Is it then by coincidence only that the spiritual, the Word of God, is all about the inward life as well? Its chief concern is for the mind, the thoughts and machinations that plague the individual, and if only we could hear His Word is our yolk (our life) made easy, and our guilt erased when we BELIEVE we are forgiven. But the application of biblical exegesis, to life’s bows and arrows, is often ignored by young persons. That is because it is an inherent quality of youth to think in terms of the Bible as a “religion” not relevant to his inward life. But quite the contrary is the truth.

As mankind becomes more concerned with satisfying others’ expectations to be “included” or “accepted,” the individual becomes less and less relevant, and when that happens so too is the respect lost to another’s individuality.

I regret not finishing my education, but I could not. However, if I were an educator today I would make “Sons & Lovers” required reading for every one of my students, man and woman alike. It not only teaches those with an introverted nature that their disposition was worn by so many throughout history who went on to achieve great things, but it is a book that will enlighten other students who are not so introverted by showing them that those whom they exclude from their “groups” might one day in fact be a person whose potential exceeds their own and why everyone is deserving of respect.

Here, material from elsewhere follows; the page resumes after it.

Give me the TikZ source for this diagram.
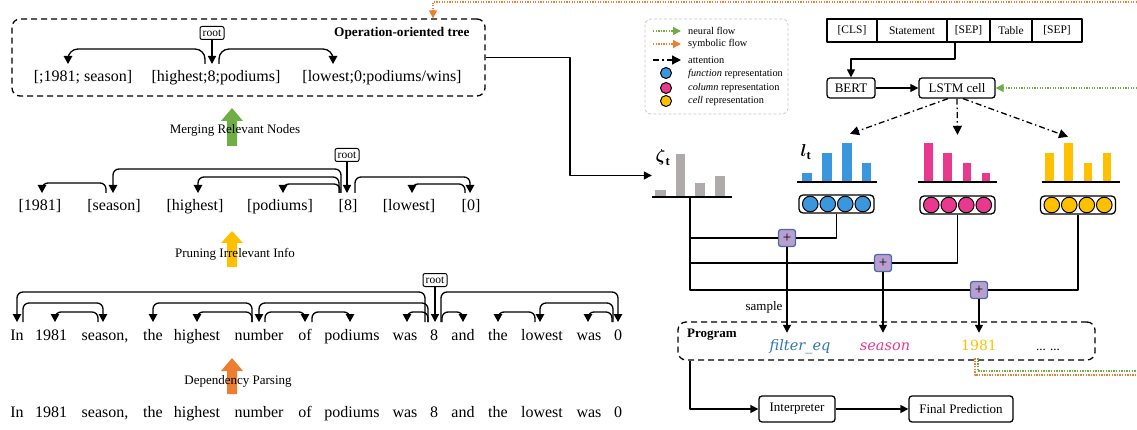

I hope the Church of the future can take us down the road of ecumenism of the heart and only the heart. For the spirit of God is not for the world stage, He is for the individual. “He careth for you.” And as we go through life we can supplement our understanding of who we are by examining how others with similar challenges like our own turned their weaknesses into strengths – like D.H. Lawrence did - and this we can do whether we believe in God or not.

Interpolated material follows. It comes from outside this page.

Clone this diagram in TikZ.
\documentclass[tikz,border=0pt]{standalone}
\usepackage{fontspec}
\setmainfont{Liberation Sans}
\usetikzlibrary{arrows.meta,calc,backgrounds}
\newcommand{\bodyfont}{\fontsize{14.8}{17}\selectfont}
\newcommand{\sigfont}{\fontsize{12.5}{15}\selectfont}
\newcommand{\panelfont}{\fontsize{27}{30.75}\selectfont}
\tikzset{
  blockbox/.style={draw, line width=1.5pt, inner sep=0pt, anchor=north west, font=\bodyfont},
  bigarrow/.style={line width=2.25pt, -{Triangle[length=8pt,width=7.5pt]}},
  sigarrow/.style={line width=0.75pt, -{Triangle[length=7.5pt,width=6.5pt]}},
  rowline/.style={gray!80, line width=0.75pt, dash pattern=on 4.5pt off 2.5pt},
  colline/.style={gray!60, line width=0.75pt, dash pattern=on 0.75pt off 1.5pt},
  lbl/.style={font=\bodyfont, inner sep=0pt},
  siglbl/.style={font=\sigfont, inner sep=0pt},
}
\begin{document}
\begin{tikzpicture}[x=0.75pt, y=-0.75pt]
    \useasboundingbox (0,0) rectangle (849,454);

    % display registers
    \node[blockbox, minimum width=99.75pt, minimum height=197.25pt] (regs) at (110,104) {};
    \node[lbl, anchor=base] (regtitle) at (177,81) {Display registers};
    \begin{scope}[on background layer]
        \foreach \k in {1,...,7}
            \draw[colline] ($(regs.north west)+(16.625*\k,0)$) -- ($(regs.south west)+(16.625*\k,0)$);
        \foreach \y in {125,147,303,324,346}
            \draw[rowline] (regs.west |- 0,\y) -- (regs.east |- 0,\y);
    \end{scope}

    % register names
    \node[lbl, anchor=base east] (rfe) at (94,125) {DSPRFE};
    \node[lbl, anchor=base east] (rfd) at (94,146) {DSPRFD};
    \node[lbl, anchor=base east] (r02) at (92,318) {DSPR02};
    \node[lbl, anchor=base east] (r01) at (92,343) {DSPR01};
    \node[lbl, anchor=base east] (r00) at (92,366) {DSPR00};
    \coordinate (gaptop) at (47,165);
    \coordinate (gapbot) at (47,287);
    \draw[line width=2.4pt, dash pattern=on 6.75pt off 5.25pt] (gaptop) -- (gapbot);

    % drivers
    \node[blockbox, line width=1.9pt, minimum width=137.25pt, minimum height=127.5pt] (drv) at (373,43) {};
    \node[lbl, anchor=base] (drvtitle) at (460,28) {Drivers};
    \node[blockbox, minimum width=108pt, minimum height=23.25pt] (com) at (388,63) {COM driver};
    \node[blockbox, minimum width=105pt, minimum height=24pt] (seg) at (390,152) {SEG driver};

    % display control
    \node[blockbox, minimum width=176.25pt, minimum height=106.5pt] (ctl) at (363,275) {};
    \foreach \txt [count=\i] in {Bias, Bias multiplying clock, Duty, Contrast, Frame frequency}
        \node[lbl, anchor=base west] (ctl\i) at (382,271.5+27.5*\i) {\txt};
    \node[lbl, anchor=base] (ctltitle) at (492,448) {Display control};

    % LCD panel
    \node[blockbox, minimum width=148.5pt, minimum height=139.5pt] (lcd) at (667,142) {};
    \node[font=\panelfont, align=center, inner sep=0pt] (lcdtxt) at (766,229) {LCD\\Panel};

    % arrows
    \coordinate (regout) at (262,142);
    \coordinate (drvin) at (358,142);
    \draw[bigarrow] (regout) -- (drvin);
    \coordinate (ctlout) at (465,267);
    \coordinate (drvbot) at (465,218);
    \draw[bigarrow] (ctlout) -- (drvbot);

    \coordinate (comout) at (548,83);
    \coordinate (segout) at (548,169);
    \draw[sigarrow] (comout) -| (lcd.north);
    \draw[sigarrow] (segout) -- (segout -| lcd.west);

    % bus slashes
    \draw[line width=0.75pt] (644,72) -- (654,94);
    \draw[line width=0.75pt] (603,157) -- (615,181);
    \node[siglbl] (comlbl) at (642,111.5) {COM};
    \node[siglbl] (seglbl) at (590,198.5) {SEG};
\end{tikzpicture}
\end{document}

It is not relevant for purposes of preserving our individuality in society whether one believes in God or not, for it is the “inward” or introverted life of mankind where our individual purpose lies. We want to be free as individuals and our Will be our own, or we want to be free as individuals and do God's Will, and this is the only difference between us. So can we not we at least equate a humanist view of consequences to those consequences felt by the religious or spiritual man when they are both “knocks” on the door of our individual consciousness? They are our reminders that something greater within is watching our every move and passing judgment, and while we navigate, whether we come face-to-face with our own Grim Reaper, or Jesus Christ, is not worthy of contempt from others. We are first individuals that deserve respect. One is left in life only to navigate between the two extremes from which they either triumph through integration, or perish through self-destruction that we as humanists or believers in Christ can come together and be unified to help stop.

So I guess my point is that what saved my soul can be surmised as first by my love of God and the teachings of His Son, Jesus Christ, and then second, by my love for Paul Morel, who helped me, in conjunction with God, to see my life as an individual, and who showed me I was not alone in how I felt, or insignificant, and that it was okay to be me, even when it hurt so much. And it did not matter that D.H. Lawrence believed in God. What mattered was that his story, his experience and struggle, was so much like my own; and also that he survived and rose above his emotional difficulties meant that with the help of God and faith in Jesus Christ, I would rise above mine as well.

Education does do this kind of thing, you know. It teaches us to navigate using our minds, and increased my understanding in my youth (which hope eludes the young often) of what it means in the Bible when it tells us to "renew" our minds - Romans 12.2 Do not conform to the pattern of this world, but be transformed by the renewing of your mind. Then you will be able to test and approve what God’s will is—his good, pleasing and perfect will.